» **Raw data**:
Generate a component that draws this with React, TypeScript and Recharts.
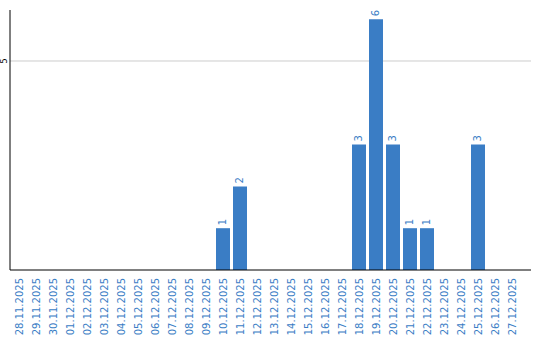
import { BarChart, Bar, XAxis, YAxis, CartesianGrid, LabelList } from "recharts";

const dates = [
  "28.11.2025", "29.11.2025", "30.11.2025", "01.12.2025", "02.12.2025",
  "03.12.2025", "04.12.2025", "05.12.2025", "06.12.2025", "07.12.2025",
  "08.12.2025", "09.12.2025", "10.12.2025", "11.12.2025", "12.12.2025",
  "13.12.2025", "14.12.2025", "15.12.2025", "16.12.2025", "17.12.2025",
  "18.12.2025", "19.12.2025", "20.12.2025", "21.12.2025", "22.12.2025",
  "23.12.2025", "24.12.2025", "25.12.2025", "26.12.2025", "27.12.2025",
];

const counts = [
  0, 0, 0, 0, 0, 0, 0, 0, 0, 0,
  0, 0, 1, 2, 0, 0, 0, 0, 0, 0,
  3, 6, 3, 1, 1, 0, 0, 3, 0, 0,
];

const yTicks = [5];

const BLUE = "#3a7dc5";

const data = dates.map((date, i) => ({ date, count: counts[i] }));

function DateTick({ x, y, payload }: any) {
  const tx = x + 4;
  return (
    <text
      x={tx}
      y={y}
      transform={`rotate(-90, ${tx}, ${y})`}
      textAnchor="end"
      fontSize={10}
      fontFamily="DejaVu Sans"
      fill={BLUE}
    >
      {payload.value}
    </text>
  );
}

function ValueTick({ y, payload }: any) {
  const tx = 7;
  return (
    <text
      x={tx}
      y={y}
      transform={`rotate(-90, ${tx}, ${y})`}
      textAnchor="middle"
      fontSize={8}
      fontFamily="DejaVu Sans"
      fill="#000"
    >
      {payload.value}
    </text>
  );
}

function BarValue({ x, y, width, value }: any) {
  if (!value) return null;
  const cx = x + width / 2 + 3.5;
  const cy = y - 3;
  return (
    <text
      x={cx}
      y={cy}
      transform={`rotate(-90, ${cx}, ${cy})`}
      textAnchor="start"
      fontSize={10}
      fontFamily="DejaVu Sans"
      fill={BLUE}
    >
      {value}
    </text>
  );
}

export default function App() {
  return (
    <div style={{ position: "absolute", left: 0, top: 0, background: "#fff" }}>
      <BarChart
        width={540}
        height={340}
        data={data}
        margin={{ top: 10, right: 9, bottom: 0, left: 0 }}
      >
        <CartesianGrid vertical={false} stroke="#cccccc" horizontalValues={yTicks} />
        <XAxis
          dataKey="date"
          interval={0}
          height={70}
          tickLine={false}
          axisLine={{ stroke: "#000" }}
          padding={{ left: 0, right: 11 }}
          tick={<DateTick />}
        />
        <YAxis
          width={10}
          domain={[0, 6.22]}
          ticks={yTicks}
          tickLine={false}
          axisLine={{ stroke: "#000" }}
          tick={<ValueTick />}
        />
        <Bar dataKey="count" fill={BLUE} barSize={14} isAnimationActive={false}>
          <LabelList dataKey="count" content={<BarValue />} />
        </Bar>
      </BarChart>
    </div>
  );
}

» **Goal of the exercise**:
Write out the full listing verbatim, excluding its pictures.

» **Final result**:
Generate a component that draws this with React, TypeScript and Recharts.
import { BarChart, Bar, XAxis, YAxis, CartesianGrid, LabelList } from "recharts";

const dates = [
  "28.11.2025", "29.11.2025", "30.11.2025", "01.12.2025", "02.12.2025",
  "03.12.2025", "04.12.2025", "05.12.2025", "06.12.2025", "07.12.2025",
  "08.12.2025", "09.12.2025", "10.12.2025", "11.12.2025", "12.12.2025",
  "13.12.2025", "14.12.2025", "15.12.2025", "16.12.2025", "17.12.2025",
  "18.12.2025", "19.12.2025", "20.12.2025", "21.12.2025", "22.12.2025",
  "23.12.2025", "24.12.2025", "25.12.2025", "26.12.2025", "27.12.2025",
];

const counts = [
  0, 0, 0, 0, 0, 0, 0, 0, 0, 0,
  0, 0, 1, 2, 0, 0, 0, 0, 0, 0,
  3, 6, 3, 1, 1, 0, 0, 3, 0, 0,
];

const yTicks = [5];

const BLUE = "#3a7dc5";

const data = dates.map((date, i) => ({ date, count: counts[i] }));

function DateTick({ x, y, payload }: any) {
  const tx = x + 4;
  return (
    <text
      x={tx}
      y={y}
      transform={`rotate(-90, ${tx}, ${y})`}
      textAnchor="end"
      fontSize={10}
      fontFamily="DejaVu Sans"
      fill={BLUE}
    >
      {payload.value}
    </text>
  );
}

function ValueTick({ y, payload }: any) {
  const tx = 7;
  return (
    <text
      x={tx}
      y={y}
      transform={`rotate(-90, ${tx}, ${y})`}
      textAnchor="middle"
      fontSize={8}
      fontFamily="DejaVu Sans"
      fill="#000"
    >
      {payload.value}
    </text>
  );
}

function BarValue({ x, y, width, value }: any) {
  if (!value) return null;
  const cx = x + width / 2 + 3.5;
  const cy = y - 3;
  return (
    <text
      x={cx}
      y={cy}
      transform={`rotate(-90, ${cx}, ${cy})`}
      textAnchor="start"
      fontSize={10}
      fontFamily="DejaVu Sans"
      fill={BLUE}
    >
      {value}
    </text>
  );
}

export default function App() {
  return (
    <div style={{ position: "absolute", left: 0, top: 0, background: "#fff" }}>
      <BarChart
        width={540}
        height={340}
        data={data}
        margin={{ top: 10, right: 9, bottom: 0, left: 0 }}
      >
        <CartesianGrid vertical={false} stroke="#cccccc" horizontalValues={yTicks} />
        <XAxis
          dataKey="date"
          interval={0}
          height={70}
          tickLine={false}
          axisLine={{ stroke: "#000" }}
          padding={{ left: 0, right: 11 }}
          tick={<DateTick />}
        />
        <YAxis
          width={10}
          domain={[0, 6.22]}
          ticks={yTicks}
          tickLine={false}
          axisLine={{ stroke: "#000" }}
          tick={<ValueTick />}
        />
        <Bar dataKey="count" fill={BLUE} barSize={14} isAnimationActive={false}>
          <LabelList dataKey="count" content={<BarValue />} />
        </Bar>
      </BarChart>
    </div>
  );
}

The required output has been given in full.